Binyamín Netanyahu es primer ministro del Estado de Israel. El Estado de Israel es el Estado judío porque es el único lugar del planeta donde cualquier judío puede optar por la nacionalidad israelí bajo un concepto que en otros muchos países se conoce como ius sangunis.
El Estado judío tiene como una de sus funciones proteger a todos sus ciudadanos. A todos, no importa su origen étnico, color de piel, religión. O si pertenece a la mayoría, o alguna minoría.
En el transcurso de la Segunda Guerra Mundial, los nazis llevaban a los judíos a campos de concentración y extermino utilizando trenes de carga. Cientos de miles de judíos fueron transportados así a su cita con la muerte, hasta sumar seis millones de víctimas. En esos años aciagos, no había Estado judío, ni primer ministro israelí, ni representatividad nacional judía.
Es un hecho histórico que se pidió a los aliados bombardear los rieles para entorpecer esa vía a la muerte. Pero la respuesta fue negativa: las vías férreas no constituían un objetivo militar. Si el primer ministro de Israel hubiera existido, con Estado de Israel y toda su infraestructura, el mundo, probablemente, le habría aconsejado que no se lanzara a una aventura tal como enfrentarse al poderío alemán solo, sin la ayuda de Estados Unidos y la Fuerza Aérea aliada, porque las posibilidades de éxito hubieran sido muy escasas por no decir nulas. Y lo más inteligente, a la luz de la historia ocurrida, hubiera sido que el inexistente Estado judío hubiera hecho su mejor esfuerzo para destruir como pudiera cuanto más rieles.
Esta comparación es anacrónica pero ilustrativa. Además, cuenta con un aval histórico difícil de refutar: los judíos han sido atacados y aniquilados muchas generaciones, y con previo aviso. Dicho aviso fue creído por algunos, desechado por otros. Seguro que muchas personas y gobiernos, políticos y estadistas, gente de bien, no pueden pensar que exista la intención real de destruir, aniquilar, asesinar; pero resulta que la realidad nos enseña que los judíos fueron muchas veces destruidos, aniquilados y asesinados.

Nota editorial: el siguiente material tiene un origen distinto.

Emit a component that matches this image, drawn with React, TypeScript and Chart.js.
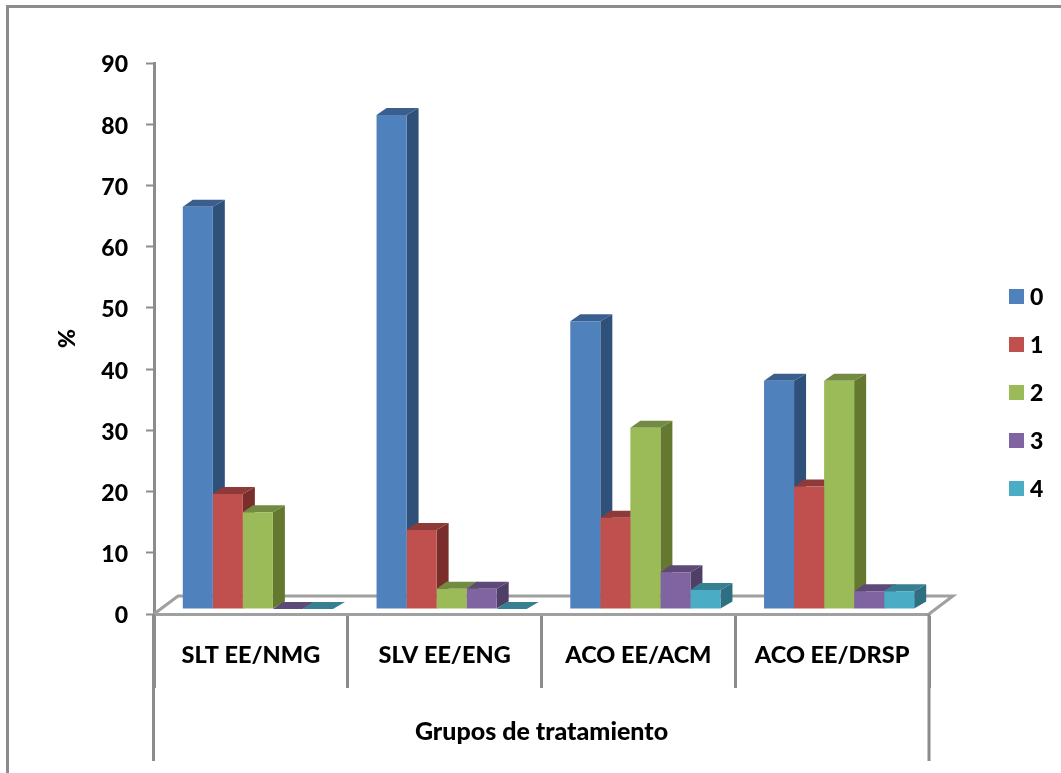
import React, { useEffect, useRef } from "react";
import { Chart, registerables } from "chart.js";

Chart.register(...registerables);

const categories = ["SLT EE/NMG", "SLV EE/ENG", "ACO EE/ACM", "ACO EE/DRSP"];
const seriesNames = ["0", "1", "2", "3", "4"];
const series0 = [65.7, 80.7, 47, 37.3];
const series1 = [18.8, 12.9, 14.9, 20];
const series2 = [15.8, 3.3, 29.6, 37.3];
const series3 = [0, 3.3, 6, 2.9];
const series4 = [0, 0, 3.1, 2.9];
const seriesValues = [series0, series1, series2, series3, series4];

const frontColors = ["#4F81BD", "#C0504D", "#9BBB59", "#8064A2", "#4BACC6"];
const topColors = ["#3A5F8E", "#8E3A38", "#738A42", "#5E4A78", "#378092"];
const sideColors = ["#2E5079", "#7A2E2C", "#64792F", "#4F3E66", "#2E6F82"];

const AXIS_GREY = "#8C8C8C";
const FONT = "Lato";
const TEXT_WEIGHT = 900;

// Perspective offsets of the 3D column look
const DEPTH_X = 12;
const DEPTH_Y = 7;
// The columns stand slightly inside the floor
const BAR_SHIFT_X = 7;
const BAR_SHIFT_Y = -5;
// Offset from the front edge of the floor to its back edge
const FLOOR_X = 24;
const FLOOR_Y = -18;

function poly(ctx: CanvasRenderingContext2D, pts: number[][], fill: string) {
  ctx.beginPath();
  pts.forEach(([x, y], i) => (i ? ctx.lineTo(x, y) : ctx.moveTo(x, y)));
  ctx.closePath();
  ctx.fillStyle = fill;
  ctx.fill();
}

const depthPlugin = {
  id: "depth3d",
  beforeDraw(chart: any) {
    const { ctx, width, height } = chart;
    ctx.save();
    ctx.fillStyle = "#FFFFFF";
    ctx.fillRect(0, 0, width, height);
    // outer frame: top and left edges
    ctx.strokeStyle = AXIS_GREY;
    ctx.lineWidth = 3;
    ctx.beginPath();
    ctx.moveTo(7.5, height);
    ctx.lineTo(7.5, 6.5);
    ctx.lineTo(width, 6.5);
    ctx.stroke();
    ctx.restore();
  },
  beforeDatasetsDraw(chart: any) {
    const { ctx } = chart;
    const { left, right, bottom } = chart.chartArea;
    // floor outline behind the columns
    ctx.save();
    ctx.strokeStyle = "#A0A0A0";
    ctx.lineWidth = 3;
    ctx.beginPath();
    ctx.moveTo(left, bottom);
    ctx.lineTo(left + FLOOR_X, bottom + FLOOR_Y);
    ctx.lineTo(right + FLOOR_X, bottom + FLOOR_Y);
    ctx.lineTo(right, bottom);
    ctx.stroke();
    ctx.restore();
    // outer level of the category axis
    const xs = chart.scales.x;
    ctx.save();
    ctx.strokeStyle = AXIS_GREY;
    ctx.lineWidth = 3;
    ctx.beginPath();
    ctx.moveTo(left - 0.5, bottom);
    ctx.lineTo(left - 0.5, xs.bottom - 12);
    ctx.moveTo(right, bottom);
    ctx.lineTo(right, xs.bottom - 12);
    ctx.stroke();
    ctx.restore();
    ctx.save();
    ctx.translate(BAR_SHIFT_X, BAR_SHIFT_Y);
    // side and top faces go left to right, all underneath the column fronts
    chart.getSortedVisibleDatasetMetas().forEach((meta: any) => {
      const i = meta.index;
      meta.data.forEach((bar: any) => {
        const { x, y, base, width } = bar;
        const l = x - width / 2;
        const r = x + width / 2;
        poly(ctx, [[r, y], [r + DEPTH_X, y - DEPTH_Y], [r + DEPTH_X, base - DEPTH_Y], [r, base]], sideColors[i]);
        poly(ctx, [[l, y], [l + DEPTH_X - 2, y - DEPTH_Y], [r + DEPTH_X, y - DEPTH_Y], [r, y]], topColors[i]);
      });
    });
  },
  afterDatasetsDraw(chart: any) {
    chart.ctx.restore();
    // legend column
    const { ctx } = chart;
    ctx.save();
    ctx.textBaseline = "middle";
    ctx.textAlign = "left";
    ctx.font = `${TEXT_WEIGHT} 23px ${FONT}`;
    chart.data.datasets.forEach((ds: any, i: number) => {
      const cy = 296.5 + i * 48;
      ctx.fillStyle = ds.backgroundColor;
      ctx.fillRect(1009, cy - 7.5, 15, 15);
      ctx.fillStyle = "#000000";
      ctx.fillText(ds.label, 1030, cy + 1.5);
    });
    ctx.restore();
  },
};

export default function App() {
  const ref = useRef<HTMLCanvasElement>(null);
  useEffect(() => {
    const chart = new Chart(ref.current!, {
      type: "bar",
      data: {
        labels: categories,
        datasets: seriesNames.map((label, i) => ({
          label,
          data: seriesValues[i],
          backgroundColor: frontColors[i],
          borderWidth: 0,
        })),
      },
      plugins: [depthPlugin],
      options: {
        responsive: false,
        animation: false,
        events: [],
        layout: { padding: { top: 63, right: 132, left: 0, bottom: 0 } },
        datasets: { bar: { barPercentage: 1, categoryPercentage: 0.775 } },
        plugins: { legend: { display: false }, tooltip: { enabled: false } },
        scales: {
          x: {
            afterFit: (s: any) => {
              s.height = 159;
            },
            grid: {
              drawOnChartArea: false,
              color: AXIS_GREY,
              tickLength: 74,
              tickWidth: 3,
              offset: true,
            },
            border: { color: "#A0A0A0", width: 3 },
            ticks: {
              autoSkip: false,
              maxRotation: 0,
              padding: -47,
              color: "#000000",
              font: { family: FONT, weight: TEXT_WEIGHT, size: 23.5 },
            },
            title: {
              display: true,
              text: "Grupos de tratamiento",
              color: "#000000",
              padding: { top: 0, bottom: 26 },
              font: { family: FONT, weight: TEXT_WEIGHT, size: 25 },
            },
          },
          y: {
            min: 0,
            max: 90,
            afterFit: (s: any) => {
              s.width = 154;
            },
            grid: {
              drawOnChartArea: false,
              color: AXIS_GREY,
              tickLength: 8,
              tickWidth: 2,
            },
            border: { color: AXIS_GREY, width: 3 },
            ticks: {
              stepSize: 10,
              padding: 18,
              labelOffset: 2,
              color: "#000000",
              font: { family: FONT, weight: TEXT_WEIGHT, size: 23 },
            },
            title: {
              display: true,
              text: "%",
              color: "#000000",
              padding: { top: 54, bottom: 0 },
              font: { family: FONT, weight: TEXT_WEIGHT, size: 23 },
            },
          },
        },
      },
    } as any);
    return () => chart.destroy();
  }, []);
  return (
    <canvas
      ref={ref}
      width={1061}
      height={773}
      style={{ position: "fixed", left: 0, top: 0, width: 1061, height: 773 }}
    />
  );
}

Así es que llegamos a septiembre de 2012, con el presidente de Irán afirmando que tiene un programa nuclear con fines pacíficos, y anunciando, cada vez que puede, que Israel debe ser borrado del mapa. La lógica resulta contundente: Israel está en peligro. La historia pasada no da mucho margen para dudas: la amenaza es real.
Israel, sus gobernantes, su pueblo, sus habitantes, se enfrentan a una situación simple. No por simple, deja de ser muy difícil. Un Estado poderoso, Irán, anuncia que Israel debe ser borrado del mapa. Dentro de muy poco, su capacidad nuclear será mortífera. El mundo civilizado, asume que no sería lógico que Irán atacase a Israel y por lo tanto, una iniciativa bélica en contra de Irán no está aún sobre la mesa. En Israel, no se sabe qué es lo mejor: atacar a Irán aún a sabiendas que no se tiene la capacidad total de desactivar el plan nuclear y evitar una represalia peligrosísima, esperar a que el mundo reaccione y eso sea ya tarde, seguir explicando al mundo la situación, ganarse la antipatía de los aliados circunstanciales por generar un conflicto siendo que, como en la Segunda Guerra Mundial «los rieles no son un objetivo militar de los aliados».
Nadie sabe qué ha de pasar. Esperemos lo mejor, pero Israel debe prepararse para lo peor. Netanyahu hace lo correcto: denunciar a Irán en todos los foros que pueda, exigir que el mundo civilizado ponga fin a una carrera nuclear cuyos fines pueden ser inconfesables, pedir ayuda para cualquier eventualidad y prepararse para actuar en solitario.
Con mucha experiencia sobre trenes y bombas, el pueblo judío no tiene demasiadas más lecciones que aprender. Tiene otras que enseñar y una que no puede permitir que se repita.